The Census 2000 Supplementary Survey, which used the ACS methodology and questionnaire, is the largest survey ever conducted by the Census Bureau outside a decennial census.

“The primary purpose of the Census 2000 Supplementary Survey was to evaluate the American Community Survey on a national scale for the first time,” said Terri Ann Lowenthal, a Washington-based consultant to the Census 2000 Initiative, who spoke at a news conference about both surveys in Washington yesterday. “It will also allow the bureau to assess its ability to field the American Community Survey during a decennial census and will provide a benchmark with comparing ACS data with Census 2000 data from both the short and the long form.”

As part of a 2010 census re-engineering plan — if Congress approves — the ACS would eliminate the census long form by producing up-to-date data yearly for all communities and population groups of all sizes beginning in 2008. The constitutionally mandated short form would continue to be conducted once a decade.

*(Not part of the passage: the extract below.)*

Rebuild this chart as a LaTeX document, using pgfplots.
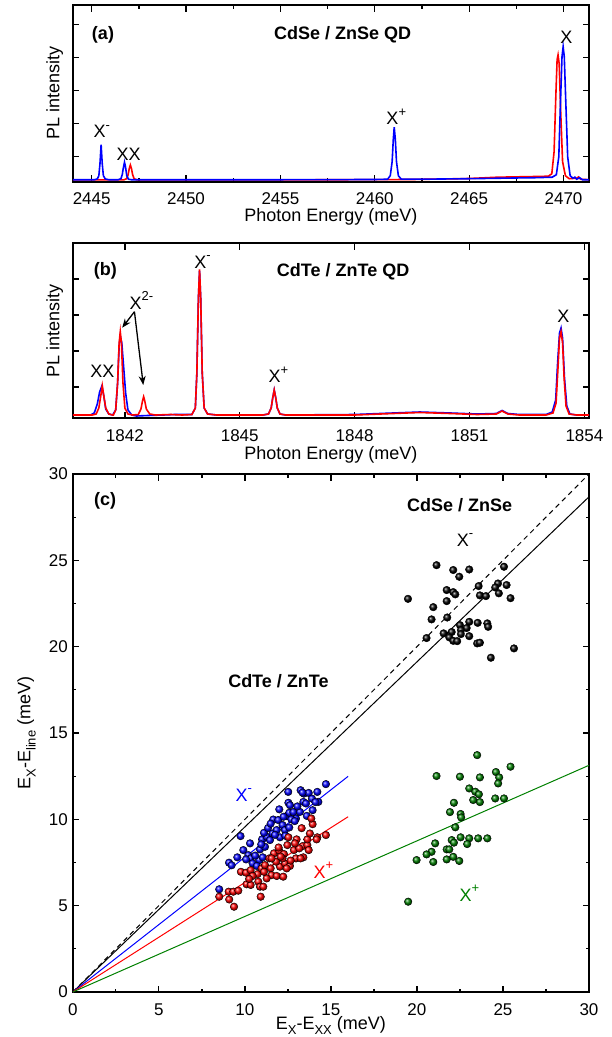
\documentclass[border=0pt]{standalone}
\usepackage{fontspec}
\setmainfont{Liberation Sans}
\usepackage{pgfplots}
\pgfplotsset{compat=1.18}
\usetikzlibrary{arrows.meta}
\definecolor{dgreen}{RGB}{0,128,0}
\newcommand{\sps}[1]{\raisebox{0.48em}{\fontsize{13}{13}\selectfont #1}}
\newcommand{\sbs}[1]{\raisebox{-0.28em}{\fontsize{13}{13}\selectfont #1}}

\pgfplotsset{
  panel/.style={
    scale only axis, width=516.2pt,
    tick align=inside,
    axis line style={line width=1.8pt},
    every tick/.append style={black, line width=1.3pt},
    major tick length=6.5pt, minor tick length=3.5pt,
    tick label style={font=\fontsize{17}{20}\selectfont},
    label style={font=\fontsize{18}{21}\selectfont},
    /pgf/number format/assume math mode=true,
    /pgf/number format/1000 sep={},
    xticklabel style={anchor=base, yshift=-23pt},
    ylabel style={at={(axis description cs:-0.026,0.5)}, anchor=base},
  },
  spec/.style={line width=1.6pt, no marks},
  dots/.style={only marks, mark=ball, mark size=3.8pt, mark options={ball color=#1}},
}
\tikzset{
  lab/.style={font=\fontsize{18}{21}\selectfont, inner sep=0pt},
  ttl/.style={font=\fontsize{18}{21}\selectfont\bfseries, inner sep=0pt},
}

\begin{document}
\begin{tikzpicture}
\path[use as bounding box] (0,0) rectangle (611pt,-1037pt);

% ---------- (a) CdSe / ZnSe QD spectra
\begin{axis}[panel, at={(72.8pt,-181.7pt)}, anchor=south west, height=176.7pt,
  xmin=2444.0, xmax=2471.35, ymin=0, ymax=176.7,
  xtick={2445,2450,...,2470}, minor x tick num=1,
  ytick={25,58,91,124,157}, yticklabels={,,,,,},
  xlabel={Photon Energy (meV)}, ylabel={PL intensity},
  xlabel style={at={(axis description cs:0.5,0)}, anchor=base, yshift=-39.5pt},
]
\addplot[spec, red] coordinates {
(2444.0,1.8) (2446.7,1.8) (2446.85,3) (2446.93,7) (2446.99,13) (2447.05,16.7)
(2447.11,13) (2447.17,7) (2447.25,3) (2447.4,1.8) (2455,1.8) (2462,2.2)
(2465,3.2) (2466.5,4.5) (2468.5,5.2) (2469.2,5.5) (2469.38,8) (2469.5,30)
(2469.6,90) (2469.66,122) (2469.71,126.7) (2469.77,118) (2469.85,70)
(2469.95,20) (2470.1,6) (2470.3,3) (2470.7,3.5) (2470.8,4.8) (2470.9,2.5) (2471.35,2)
};
\addplot[spec, blue] coordinates {
(2444.0,2.0) (2445.15,2.0) (2445.30,2.8) (2445.38,6) (2445.44,18) (2445.50,37)
(2445.56,18) (2445.62,6) (2445.72,2.8) (2445.9,2.0)
(2446.40,2.0) (2446.55,3) (2446.62,7) (2446.68,14) (2446.74,19.5) (2446.80,14)
(2446.86,6) (2446.95,2.5) (2447.1,2.0)
(2455.0,2.0) (2460.0,2.2) (2460.68,2.5) (2460.82,6) (2460.92,20) (2460.98,42)
(2461.03,54.5) (2461.09,42) (2461.15,20) (2461.25,6) (2461.40,2.6)
(2463.0,2.6) (2465.0,3.0) (2467.0,3.6) (2468.5,4.0) (2469.4,4.5) (2469.62,7)
(2469.75,25) (2469.84,80) (2469.92,125) (2469.98,135) (2470.04,125) (2470.12,80)
(2470.22,25) (2470.35,6) (2470.5,3.5) (2470.6,4.5) (2470.7,2.5) (2470.85,4)
(2471.0,2) (2471.35,2)
};
\node[ttl, anchor=base] at (axis cs:2445.6,142.5) {(a)};
\node[ttl, anchor=base] at (axis cs:2458.3,142.5) {CdSe / ZnSe QD};
\node[lab, anchor=base] at (axis cs:2470.15,138.5) {X};
\node[lab, anchor=base west] at (axis cs:2460.61,57) {X\sps{+}};
\node[lab, anchor=base west] at (axis cs:2445.09,44) {X\sps{-}};
\node[lab, anchor=base] at (axis cs:2446.96,21) {XX};
\end{axis}

% ---------- (b) CdTe / ZnTe QD spectra
\begin{axis}[panel, at={(72.8pt,-418pt)}, anchor=south west, height=175pt,
  xmin=1840.64, xmax=1854.12, ymin=0, ymax=175,
  xtick={1842,1845,...,1854}, minor x tick num=1,
  ytick={31,67,103,139,175}, yticklabels={,,,,,},
  xlabel={Photon Energy (meV)}, ylabel={PL intensity},
  xlabel style={at={(axis description cs:0.5,0)}, anchor=base, yshift=-41.5pt},
]
\addplot[spec, blue] coordinates {
(1840.64,3) (1841.1,3) (1841.2,5) (1841.28,14) (1841.34,26) (1841.40,32)
(1841.45,22) (1841.50,9) (1841.58,4) (1841.68,3) (1841.76,8) (1841.81,35)
(1841.85,72) (1841.88,82) (1841.92,75) (1841.97,50) (1842.02,25) (1842.08,8)
(1842.18,3) (1842.3,2) (1842.6,2.5) (1843.0,3) (1843.3,3.5) (1843.75,3.5)
(1843.84,10) (1843.88,45) (1843.92,120) (1843.95,147) (1843.98,120) (1844.02,45)
(1844.07,10) (1844.16,4) (1844.4,3) (1845.6,3) (1845.75,4) (1845.82,10)
(1845.86,20) (1845.90,28) (1845.94,20) (1845.98,10) (1846.05,4) (1846.2,3)
(1848.0,3.5) (1849.0,5) (1849.7,6) (1850.5,5) (1851.2,4) (1851.7,4.5)
(1851.85,7.5) (1852.0,4.5) (1852.3,3.5) (1853.0,3.5) (1853.16,6) (1853.25,18)
(1853.30,55) (1853.35,85) (1853.39,90) (1853.43,80) (1853.48,40) (1853.54,12)
(1853.62,4) (1853.8,3) (1854.12,3)
};
\addplot[spec, red] coordinates {
(1840.64,3) (1841.15,3) (1841.25,4) (1841.32,10) (1841.37,22) (1841.41,32.3)
(1841.45,22) (1841.50,10) (1841.58,4) (1841.68,3) (1841.70,3) (1841.76,8)
(1841.81,35) (1841.85,75) (1841.88,86.3) (1841.91,75) (1841.95,35) (1842.00,10)
(1842.08,4) (1842.2,3) (1842.35,3.5) (1842.42,9) (1842.46,17) (1842.49,21.3)
(1842.52,17) (1842.56,9) (1842.65,4) (1842.8,3) (1843.2,3.5) (1843.5,3)
(1843.75,3.5) (1843.84,10) (1843.88,45) (1843.92,120) (1843.95,148.7)
(1843.98,120) (1844.02,45) (1844.07,10) (1844.16,4) (1844.4,3)
(1845.6,3) (1845.75,4) (1845.82,10) (1845.86,20) (1845.90,28) (1845.94,20)
(1845.98,10) (1846.05,4) (1846.2,3) (1848.0,3) (1849.0,4.5) (1849.7,5.5)
(1850.5,4.5) (1851.2,3.5) (1851.7,4) (1851.85,7) (1852.0,4) (1852.3,3)
(1853.0,3) (1853.18,5) (1853.26,15) (1853.31,50) (1853.35,80) (1853.39,86.3)
(1853.43,75) (1853.47,40) (1853.52,12) (1853.6,4) (1853.8,3) (1854.12,3)
};
\node[ttl, anchor=base] at (axis cs:1841.49,143) {(b)};
\node[ttl, anchor=base] at (axis cs:1847.7,141.5) {CdTe / ZnTe QD};
\node[lab, anchor=base] at (axis cs:1841.41,41) {XX};
\node[lab, anchor=base west] at (axis cs:1842.12,108.8) {X\sps{2-}};
\node[lab, anchor=base west] at (axis cs:1843.81,149.8) {X\sps{-}};
\node[lab, anchor=base west] at (axis cs:1845.75,35.2) {X\sps{+}};
\node[lab, anchor=base] at (axis cs:1853.45,95.5) {X};
\draw[-{Stealth[length=9pt,width=7pt]}, line width=1.3pt]
  (axis cs:1842.25,106.3) -- (axis cs:1841.93,90.3);
\draw[-{Stealth[length=9pt,width=7pt]}, line width=1.3pt]
  (axis cs:1842.25,106.3) -- (axis cs:1842.48,33);
\end{axis}

% ---------- (c) binding energies
\begin{axis}[panel, at={(72.8pt,-992pt)}, anchor=south west, height=518pt,
  xmin=0, xmax=30, ymin=0, ymax=30,
  xtick={0,5,...,30}, ytick={0,5,...,30},
  minor x tick num=1, minor y tick num=1,
  yticklabel style={anchor=east, xshift=-1.5pt},
  xlabel={E\sbs{X}-E\sbs{XX} (meV)},
  ylabel={E\sbs{X}-E\sbs{line} (meV)},
  xlabel style={at={(axis description cs:0.5,0)}, anchor=base, yshift=-37pt},
  ylabel style={at={(axis description cs:-0.082,0.5)}, anchor=base},
]
\addplot[black, line width=1pt, dash pattern=on 5pt off 4pt] coordinates {(0,0) (30,30)};
\addplot[black, line width=1pt] coordinates {(0,0) (30,28.68)};
\addplot[blue, line width=1pt] coordinates {(0,0) (16,12.49)};
\addplot[red, line width=1pt] coordinates {(0,0) (16,10.15)};
\addplot[dgreen, line width=1pt] coordinates {(0,0) (30,13.13)};

% CdSe X- (black)
\addplot[dots=black] coordinates {
(19.48,22.77) (21.14,24.72) (22.11,24.44) (23.04,24.47) (22.46,24.05) (25.06,24.63)
(23.59,23.51) (21.73,23.28) (22.11,23.16) (22.23,23.03) (24.71,23.66) (24.55,23.43)
(25.21,23.57) (23.66,22.97) (24.01,22.93) (24.76,23.09) (25.44,22.81) (21.73,22.64)
(20.95,22.29) (21.76,21.69) (20.85,21.58) (20.56,20.50) (21.55,20.77) (22.02,20.85)
(22.50,21.25) (23.04,21.44) (23.53,21.38) (24.09,21.35) (24.14,21.15) (22.89,21.08)
(22.56,20.96) (22.56,20.73) (23.04,20.61) (21.88,20.54) (22.11,20.34) (22.34,20.32)
(23.50,20.19) (23.66,20.23) (25.64,19.90) (24.30,19.36)
};
% CdSe X+ (green)
\addplot[dots=dgreen] coordinates {
(21.14,12.51) (22.50,12.47) (23.66,12.43) (25.44,13.05) (24.59,12.74) (24.78,12.43)
(24.72,12.08) (23.04,11.79) (23.39,11.60) (23.60,11.45) (23.27,11.12) (23.66,11.00)
(24.55,11.21) (25.06,11.21) (22.15,10.96) (21.92,10.42) (22.54,10.31) (22.57,10.11)
(22.23,9.54) (21.06,8.61) (22.02,8.80) (22.15,8.65) (22.54,8.96) (23.04,8.90)
(22.92,8.57) (23.56,8.90) (24.09,8.90) (20.85,8.12) (20.56,7.97) (21.73,8.26)
(21.88,8.26) (19.98,7.64) (20.95,7.53) (21.73,7.68) (22.11,7.83) (22.46,7.59)
(19.49,5.23) (23.50,13.72)
};
% CdTe X- (blue)
\addplot[dots=blue] coordinates {
(8.51,5.95) (9.08,7.49) (9.23,7.34) (9.56,7.80) (9.91,8.22) (9.75,9.03) (10.20,7.93)
(10.34,7.74) (10.07,7.68) (10.45,7.45) (10.84,7.64) (11.04,7.80) (10.88,8.26)
(11.17,8.41) (11.00,8.84) (11.27,8.99) (11.11,9.22) (11.46,8.80) (11.61,9.18)
(11.85,9.38) (12.04,8.96) (11.65,9.99) (11.94,9.96) (12.19,9.67) (12.33,9.38)
(12.58,9.53) (12.43,10.19) (12.00,10.58) (12.58,10.38) (12.82,10.42) (12.53,10.96)
(12.62,10.82) (12.97,10.05) (13.20,10.43) (13.40,11.01) (13.24,11.69) (13.43,11.49)
(13.71,11.53) (13.55,10.92) (13.94,10.53) (14.21,11.59) (14.27,11.01) (14.71,12.04)
(12.52,11.59) (10.30,8.61) (10.60,7.90) (10.95,8.55) (11.35,9.50) (11.75,9.10)
(12.25,10.15) (12.70,10.00) (13.05,10.75) (13.60,10.20) (13.90,11.20) (12.35,9.05)
(11.50,9.75) (10.70,7.30) (13.35,11.55) (14.10,11.00) (12.90,9.90)
};
% CdTe X+ (red)
\addplot[dots=red] coordinates {
(8.51,5.52) (9.09,5.36) (9.37,4.94) (9.06,5.81) (9.33,5.81) (9.62,5.87) (9.77,6.96)
(10.07,6.91) (10.34,7.06) (10.10,6.24) (10.34,6.20) (10.78,6.39) (10.92,5.52)
(10.88,6.10) (11.07,6.10) (10.74,6.83) (10.97,7.16) (11.17,7.35) (11.42,7.74)
(11.50,7.16) (11.55,6.77) (11.27,6.58) (11.85,6.72) (12.04,7.26) (11.81,7.55)
(11.69,8.03) (12.00,8.18) (12.27,7.99) (12.47,8.51) (12.33,7.45) (12.62,7.30)
(12.43,7.16) (12.19,7.74) (12.85,8.22) (13.01,8.84) (13.36,8.45) (13.63,8.51)
(13.40,7.80) (12.97,7.74) (13.16,8.32) (13.71,8.22) (13.63,8.84) (13.78,9.18)
(13.94,9.72) (13.86,10.05) (13.30,9.49) (14.21,8.96) (14.71,9.09) (14.17,8.84)
(12.66,7.61) (12.08,7.84) (11.55,7.74) (11.11,6.96) (10.45,6.72) (11.96,8.37)
(12.53,8.96) (12.23,6.68) (12.91,8.61) (13.24,7.74) (10.25,6.55)
};

\node[ttl] at (axis cs:1.88,28.45) {(c)};
\node[ttl] at (axis cs:22.48,28.2) {CdSe / ZnSe};
\node[ttl] at (axis cs:11.95,18.0) {CdTe / ZnTe};
\node[lab, anchor=base west] at (axis cs:22.31,25.80) {X\sps{-}};
\node[lab, anchor=base west, text=blue] at (axis cs:9.45,11.05) {X\sps{-}};
\node[lab, anchor=base west, text=red] at (axis cs:13.98,6.58) {X\sps{+}};
\node[lab, anchor=base west, text=dgreen] at (axis cs:22.47,5.26) {X\sps{+}};
\end{axis}
\end{tikzpicture}
\end{document}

The ACS would collect information from a sample of 250,000 households per month, or 3 million households per year. Over five years, it would reach 15 million households, more than the number contacted through the long form based on a five-year period. However, in a given year, the number of households surveyed would be smaller with the ACS. No one household would be contacted more than once in a five-year period, but some never would be contacted throughout the decade, as with the long form.

According to census officials and ACS proponents, canvassing a select group of residents yearly and managing it with a full-time staff — which is part of the ACS plan — would mean higher productivity and less wasted effort. They say the continuing ACS also would produce more timely data, a benefit in a rapidly changing country.

So far, most direct marketers favor the ACS.

The ACS would cost about the same as the long form. It has been in a testing phase for several years in 35 counties across the country, and the plan is to take it nationwide in 2003.

The first wave of the Census 2000 Supplementary Survey estimates were released in August. These estimates were based on a monthly sample of about 58,000 households in 1,203 counties.

The figures highlighted the nation's households, employment and finances. They revealed a richer, better-educated population than was counted in 1990, and a fast-growing immigrant population that speaks English at home less frequently — a change merely hinted at in the 2000 short form.

In addition, the new figures found that median annual household income rose to $41,343, compared with $30,056 in the 1990 census, not adjusted for inflation. The portion of Americans with college degrees was measured at 25.1 percent, compared with 20.3 percent in the 1990 census.